▶ **Records for this exercise**:
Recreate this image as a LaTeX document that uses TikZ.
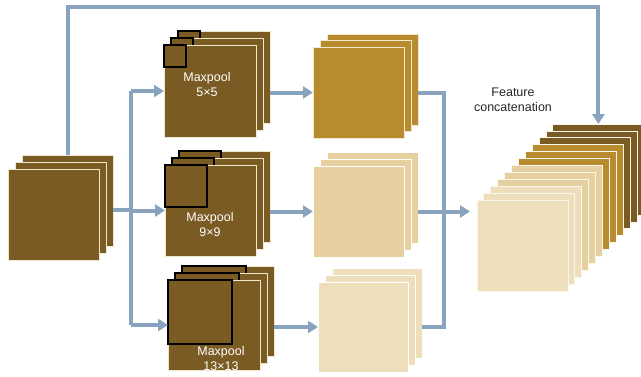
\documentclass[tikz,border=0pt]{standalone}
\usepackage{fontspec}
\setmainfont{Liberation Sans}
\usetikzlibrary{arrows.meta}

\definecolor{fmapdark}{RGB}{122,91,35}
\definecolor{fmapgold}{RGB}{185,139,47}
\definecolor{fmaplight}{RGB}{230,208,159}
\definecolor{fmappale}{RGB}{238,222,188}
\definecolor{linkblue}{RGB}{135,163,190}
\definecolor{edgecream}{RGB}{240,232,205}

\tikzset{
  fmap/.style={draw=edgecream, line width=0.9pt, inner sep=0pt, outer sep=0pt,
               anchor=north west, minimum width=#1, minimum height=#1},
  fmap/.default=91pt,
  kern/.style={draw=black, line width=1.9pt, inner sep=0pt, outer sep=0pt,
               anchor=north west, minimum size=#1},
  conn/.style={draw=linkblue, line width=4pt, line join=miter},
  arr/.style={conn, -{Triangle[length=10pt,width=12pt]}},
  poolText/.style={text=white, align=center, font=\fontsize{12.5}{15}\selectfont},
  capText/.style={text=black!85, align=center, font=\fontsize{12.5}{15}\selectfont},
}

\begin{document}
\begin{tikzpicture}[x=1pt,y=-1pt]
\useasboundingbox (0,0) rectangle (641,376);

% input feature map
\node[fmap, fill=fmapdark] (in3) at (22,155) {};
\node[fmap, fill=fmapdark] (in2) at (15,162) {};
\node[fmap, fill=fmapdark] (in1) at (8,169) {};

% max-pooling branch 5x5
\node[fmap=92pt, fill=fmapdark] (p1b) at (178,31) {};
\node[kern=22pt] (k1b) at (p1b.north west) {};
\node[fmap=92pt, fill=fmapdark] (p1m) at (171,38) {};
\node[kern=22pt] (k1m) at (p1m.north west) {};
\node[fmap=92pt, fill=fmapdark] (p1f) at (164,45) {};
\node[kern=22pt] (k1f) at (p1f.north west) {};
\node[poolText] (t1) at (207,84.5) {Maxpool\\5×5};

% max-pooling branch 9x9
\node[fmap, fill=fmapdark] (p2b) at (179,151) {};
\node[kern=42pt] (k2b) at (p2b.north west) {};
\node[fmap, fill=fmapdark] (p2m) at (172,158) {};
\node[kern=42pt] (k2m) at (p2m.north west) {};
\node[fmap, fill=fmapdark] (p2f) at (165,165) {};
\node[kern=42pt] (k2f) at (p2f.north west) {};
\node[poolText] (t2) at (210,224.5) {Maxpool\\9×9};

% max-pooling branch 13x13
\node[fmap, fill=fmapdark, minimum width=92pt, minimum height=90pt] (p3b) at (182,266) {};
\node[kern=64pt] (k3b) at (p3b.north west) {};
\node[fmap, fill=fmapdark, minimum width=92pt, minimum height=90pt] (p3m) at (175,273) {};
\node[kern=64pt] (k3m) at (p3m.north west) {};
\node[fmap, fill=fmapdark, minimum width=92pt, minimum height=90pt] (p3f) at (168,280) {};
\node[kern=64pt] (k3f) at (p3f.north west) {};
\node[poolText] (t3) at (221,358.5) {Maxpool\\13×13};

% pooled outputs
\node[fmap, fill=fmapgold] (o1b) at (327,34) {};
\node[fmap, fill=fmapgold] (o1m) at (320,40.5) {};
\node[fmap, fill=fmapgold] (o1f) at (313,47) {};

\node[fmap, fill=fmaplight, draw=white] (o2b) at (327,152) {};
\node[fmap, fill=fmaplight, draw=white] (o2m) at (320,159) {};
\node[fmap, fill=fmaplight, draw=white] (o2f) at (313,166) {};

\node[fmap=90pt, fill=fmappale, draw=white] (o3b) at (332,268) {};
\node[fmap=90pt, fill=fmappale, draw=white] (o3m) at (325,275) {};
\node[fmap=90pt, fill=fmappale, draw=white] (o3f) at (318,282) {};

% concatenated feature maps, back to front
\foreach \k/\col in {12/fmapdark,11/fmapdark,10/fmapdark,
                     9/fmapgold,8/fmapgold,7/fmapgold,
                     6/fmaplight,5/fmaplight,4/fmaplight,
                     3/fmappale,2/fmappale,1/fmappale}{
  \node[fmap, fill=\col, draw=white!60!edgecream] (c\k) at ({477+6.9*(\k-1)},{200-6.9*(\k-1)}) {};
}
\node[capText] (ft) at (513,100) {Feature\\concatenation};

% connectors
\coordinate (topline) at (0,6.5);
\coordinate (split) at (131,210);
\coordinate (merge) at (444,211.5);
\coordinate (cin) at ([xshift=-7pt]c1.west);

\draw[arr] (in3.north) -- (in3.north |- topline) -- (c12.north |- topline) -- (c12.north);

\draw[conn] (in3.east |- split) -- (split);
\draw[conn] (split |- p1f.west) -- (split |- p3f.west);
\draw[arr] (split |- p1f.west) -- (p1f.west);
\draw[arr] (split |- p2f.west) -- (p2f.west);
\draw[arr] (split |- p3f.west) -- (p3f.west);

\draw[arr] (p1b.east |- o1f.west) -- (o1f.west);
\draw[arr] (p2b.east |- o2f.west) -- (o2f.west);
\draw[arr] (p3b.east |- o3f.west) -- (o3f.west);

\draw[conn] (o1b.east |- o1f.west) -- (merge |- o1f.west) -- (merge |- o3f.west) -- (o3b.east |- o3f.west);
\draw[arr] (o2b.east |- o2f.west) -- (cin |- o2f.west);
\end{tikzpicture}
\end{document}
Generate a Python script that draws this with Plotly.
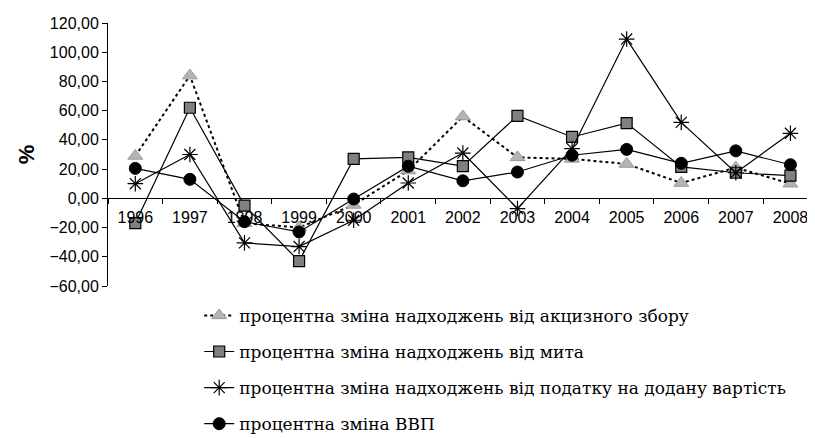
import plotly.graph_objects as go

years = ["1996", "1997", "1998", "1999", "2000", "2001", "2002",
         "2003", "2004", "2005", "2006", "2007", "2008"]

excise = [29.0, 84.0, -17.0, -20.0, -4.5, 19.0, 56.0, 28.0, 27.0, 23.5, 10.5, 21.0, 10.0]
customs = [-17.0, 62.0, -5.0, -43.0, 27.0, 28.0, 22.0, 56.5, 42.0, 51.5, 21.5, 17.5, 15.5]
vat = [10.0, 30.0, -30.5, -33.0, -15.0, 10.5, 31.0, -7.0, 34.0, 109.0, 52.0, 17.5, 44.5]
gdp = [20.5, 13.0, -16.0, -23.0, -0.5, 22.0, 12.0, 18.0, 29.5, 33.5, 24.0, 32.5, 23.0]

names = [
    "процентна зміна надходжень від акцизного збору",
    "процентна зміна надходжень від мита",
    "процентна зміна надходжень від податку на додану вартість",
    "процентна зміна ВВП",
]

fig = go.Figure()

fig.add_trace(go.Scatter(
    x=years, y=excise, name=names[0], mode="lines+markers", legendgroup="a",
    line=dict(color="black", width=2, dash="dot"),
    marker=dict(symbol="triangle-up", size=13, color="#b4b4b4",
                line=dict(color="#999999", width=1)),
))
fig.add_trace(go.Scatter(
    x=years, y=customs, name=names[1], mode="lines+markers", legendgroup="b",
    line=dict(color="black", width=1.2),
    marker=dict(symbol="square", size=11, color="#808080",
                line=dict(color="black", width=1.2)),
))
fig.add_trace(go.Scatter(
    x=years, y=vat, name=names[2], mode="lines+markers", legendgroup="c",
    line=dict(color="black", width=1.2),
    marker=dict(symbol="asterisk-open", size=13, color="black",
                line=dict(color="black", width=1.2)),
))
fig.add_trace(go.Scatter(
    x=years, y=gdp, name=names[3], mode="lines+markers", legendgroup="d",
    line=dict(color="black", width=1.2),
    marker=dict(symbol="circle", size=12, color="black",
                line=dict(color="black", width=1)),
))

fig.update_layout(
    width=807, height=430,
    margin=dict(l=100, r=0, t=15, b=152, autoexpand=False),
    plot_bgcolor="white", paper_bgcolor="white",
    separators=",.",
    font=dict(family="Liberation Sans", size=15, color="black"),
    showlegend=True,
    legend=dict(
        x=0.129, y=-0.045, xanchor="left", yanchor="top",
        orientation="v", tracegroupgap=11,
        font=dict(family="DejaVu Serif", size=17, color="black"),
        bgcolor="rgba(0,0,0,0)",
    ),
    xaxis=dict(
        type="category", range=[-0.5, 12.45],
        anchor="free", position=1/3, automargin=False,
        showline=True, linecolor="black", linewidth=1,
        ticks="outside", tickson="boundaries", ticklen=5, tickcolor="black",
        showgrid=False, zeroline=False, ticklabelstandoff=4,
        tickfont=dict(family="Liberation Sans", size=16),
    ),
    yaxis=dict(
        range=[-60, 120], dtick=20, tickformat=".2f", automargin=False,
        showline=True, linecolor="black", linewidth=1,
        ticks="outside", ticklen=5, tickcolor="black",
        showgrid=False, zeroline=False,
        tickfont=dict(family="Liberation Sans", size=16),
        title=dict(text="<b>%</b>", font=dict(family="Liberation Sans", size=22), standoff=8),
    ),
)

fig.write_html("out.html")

▶ **Prompt**: Transcribe only the lines above that start at the line containing "Generate a Python" and end at the line containing "24.0, 32.5, 23.0]". Omit pictures.

▶ **Solved exercise**:
Generate a Python script that draws this with Plotly.
import plotly.graph_objects as go

years = ["1996", "1997", "1998", "1999", "2000", "2001", "2002",
         "2003", "2004", "2005", "2006", "2007", "2008"]

excise = [29.0, 84.0, -17.0, -20.0, -4.5, 19.0, 56.0, 28.0, 27.0, 23.5, 10.5, 21.0, 10.0]
customs = [-17.0, 62.0, -5.0, -43.0, 27.0, 28.0, 22.0, 56.5, 42.0, 51.5, 21.5, 17.5, 15.5]
vat = [10.0, 30.0, -30.5, -33.0, -15.0, 10.5, 31.0, -7.0, 34.0, 109.0, 52.0, 17.5, 44.5]
gdp = [20.5, 13.0, -16.0, -23.0, -0.5, 22.0, 12.0, 18.0, 29.5, 33.5, 24.0, 32.5, 23.0]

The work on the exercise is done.